Understanding IPO in simple language

Understanding IPO in simple language

Imagine you have a friend who owns a really cool company. It’s doing well and has big plans for the future, but it needs more money to make those plans a reality. So, your friend decides to take the company from being privately owned to becoming a publicly traded company.

To do this, they decide to have an IPO. This means they will sell shares, or pieces of ownership in the company, to the general public for the first time. By doing so, they can raise a lot of money from many different people who want to invest in the company.

Now, why would people want to buy these shares? Well, when you buy a share, you become a part-owner of the company. If the company does well and its value increases, the value of your shares may also go up. So, people hope that by investing in the IPO, they can make money if the company succeeds.

But there are risks too. If the company doesn’t perform as expected, the value of the shares could go down, and people may lose money. So, it’s important to understand the company’s business, its potential for growth, and any risks involved before deciding to invest.

During the IPO process, your friend’s company will work with financial experts who will help determine the price at which the shares will be sold. They will also provide a lot of information about the company’s finances, plans, and risks in a document called a prospectus. This document helps potential investors make informed decisions.

Once the IPO is ready, your friend’s company will start selling the shares to the public. The shares will be listed on a stock exchange, which is like a marketplace for buying and selling shares. People who are interested in investing can buy these shares through a brokerage firm or an online trading platform.
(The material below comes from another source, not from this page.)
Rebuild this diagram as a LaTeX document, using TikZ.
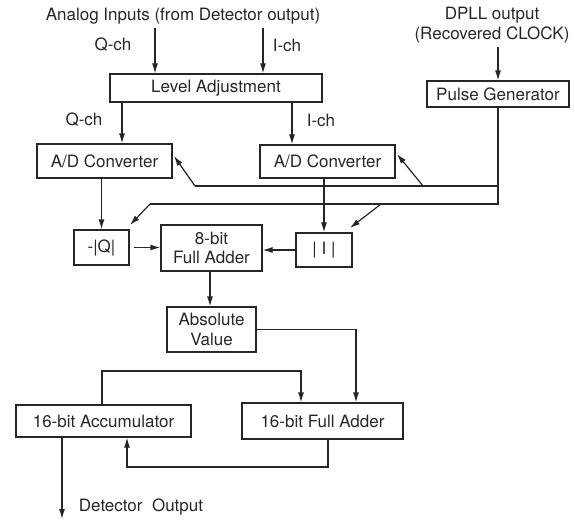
\documentclass[tikz,border=0pt]{standalone}
\usepackage{fontspec}
\setmainfont{TeX Gyre Heros}
\usetikzlibrary{arrows.meta}
\begin{document}
\begin{tikzpicture}[x=1pt,y=-1pt,
  every node/.style={font=\fontsize{17}{19.5}\selectfont, text=black!85},
  blk/.style={draw=black!85, line width=1.2pt, inner sep=0pt, align=center},
  wire/.style={draw=black!85, line width=1.2pt},
  arr/.style={wire, -{Latex[length=10pt,width=6pt]}}]
\useasboundingbox (0,0) rectangle (575,520);

% labels
\node (title) at (183,16) {Analog Inputs (from Detector output)};
\node (qch1) at (113,45) {Q-ch};
\node (ich1) at (287,45) {I-ch};
\node (qch2) at (84,120) {Q-ch};
\node (ich2) at (321,120) {I-ch};
\node[align=center, inner sep=0pt] (dpll) at (492,25) {DPLL output\\(Recovered CLOCK)};
\node (detout) at (141,507) {Detector\ \ Output};

% blocks
\node[blk, minimum width=212pt, minimum height=28pt] (level) at (216,88) {Level Adjustment};
\node[blk, minimum width=142pt, minimum height=26pt] (pulse) at (498,94) {Pulse Generator};
\node[blk, minimum width=135pt, minimum height=34pt] (adl) at (104.5,161) {A/D Converter};
\node[blk, minimum width=135pt, minimum height=33pt] (adr) at (327.5,161.5) {A/D Converter};
\node[blk, minimum width=55pt, minimum height=35pt] (negq) at (101.5,247.5) {-|Q|};
\node[blk, minimum width=101pt, minimum height=46pt] (add8) at (211.5,248) {8-bit\\Full Adder};
\node[blk, minimum width=56pt, minimum height=34pt] (absi) at (324,250) {|\ I\ |};
\node[blk, minimum width=89pt, minimum height=45pt] (absv) at (211.5,329.5) {Absolute\\Value};
\node[blk, minimum width=175pt, minimum height=32pt] (acc) at (103.5,421) {16-bit Accumulator};
\node[blk, minimum width=161pt, minimum height=36pt] (add16) at (322.5,421) {16-bit Full Adder};

% coordinates
\coordinate (qin) at (155,28);
\coordinate (iin) at (263,28);
\coordinate (busA) at (498,186);
\coordinate (busB) at (498,204);
\coordinate (tipadl) at (174,156);
\coordinate (tipadr) at (397,154);
\coordinate (tipnq) at (130,225);
\coordinate (tipai) at (350,228);
\coordinate (out) at (62,519);

% inputs
\draw[arr] (qin) -- (qin |- level.north);
\draw[arr] (iin) -- (iin |- level.north);
\draw[arr] (level.south -| 122,0) -- (adl.north -| 122,0);
\draw[arr] (level.south -| 292,0) -- (adr.north -| 292,0);
\draw[arr] (dpll.south -| pulse.north) ++(0,4) -- (pulse.north);

% clock distribution
\draw[wire] (pulse.south) -- (busB) -- (150,204);
\draw[arr] (150,204) -- (tipnq);
\draw[wire] (busA) -- (195,186);
\draw[arr] (195,186) -- (tipadl);
\draw[arr] (423,186) -- (tipadr);
\draw[arr] (381,204) -- (tipai);

% data path
\draw[arr] (negq.north |- adl.south) -- (negq.north);
\draw[arr] (absi.north |- adr.south) -- (absi.north);
\draw[arr] ([xshift=4pt]negq.east) -- (negq.east -| add8.west);
\draw[arr] (absi.west) -- (absi.west -| add8.east);
\draw[arr] (add8.south -| 210,0) -- (absv.north -| 210,0);
\draw[arr] (absv.east) -| (add16.north -| 356,0);
\draw[arr] (acc.north -| 102,0) -- (102,371) -| (add16.north -| 301,0);
\draw[arr] (add16.south -| 328,0) -- (328,467) -| (acc.south -| 127,0);
\draw[arr] (acc.south -| out) -- (out);
\end{tikzpicture}
\end{document}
After the IPO, the company’s shares will start trading on the stock exchange, and investors can buy or sell them. The company will have to follow certain rules and regulations, report its financial performance regularly, and be transparent about its business operations since it is now a publicly traded company.

So, in a nutshell, an IPO is when a company goes from being privately owned to becoming publicly owned by selling shares to the public. It’s a way for the company to raise money, and for people to invest in the company’s future success and potentially make money themselves.